Bazı insanlar başkalarının fikirlerine gereğinden fazla önem verirler. Onların fikirlerine o kadar çok önem verirler ki, onların fikirlerine taparcasına ya da büyük bir bağlılıkla inanmaya başlarlar. Onları uzman olarak görebilirler. Onları konu hakkında çok bilgili olarak görebilirler veya başka bir şey. Ancak unutulmaması gereken bir detay vardır.
O da, aslında her insan genellikle ne kadar bilgili olursa olsun, olaylara objektif bakabilme, olgunluğuna ve yeteneğine erişemediği sürece, ne kadar uzman olursa olsun veya ne kadar bilgili olursa olsun, her zaman için kendi bakış açısına ve kendi hoşuna gidecek şekilde olayları yorumlayacak ve buna göre bir çıkarım yapacaktır. Bu yüzden başkasının bilgisi aslında her zaman doğru olmayabilir. Başkasının bilgisinin doğru olmadığı gibi, aslında kalan pek çok şeyden anlattığı o kişinin yanlış bir yola doğru gidebilir.

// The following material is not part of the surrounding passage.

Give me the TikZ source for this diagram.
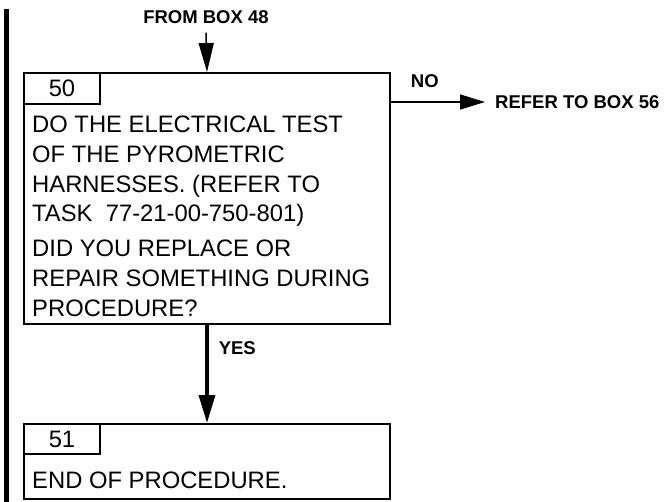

Bir kişi ne kadar bilgili olursa olsun, olaylara inanç yönünden bakma, inanma yönünden bakma eğilimindeyse, olayları kendi inanacağı şekilde veya inanmak isteyeceği şekilde yorumlayacaktır. İstediği kadar uzman olsun, istediği kadar bilgili olsun, fark etmez. Bir kişi bu sebepten dolayı ancak olaylara kendi bakış açısıyla, kendi bilgisiyle bakmaya başladığı zaman doğru ile yanlış ayırt etmeye başlayabilir. Çünkü başkalarının fikirleri o insanın kendisi kadar, kendi doğruluğu kadar doğrudur.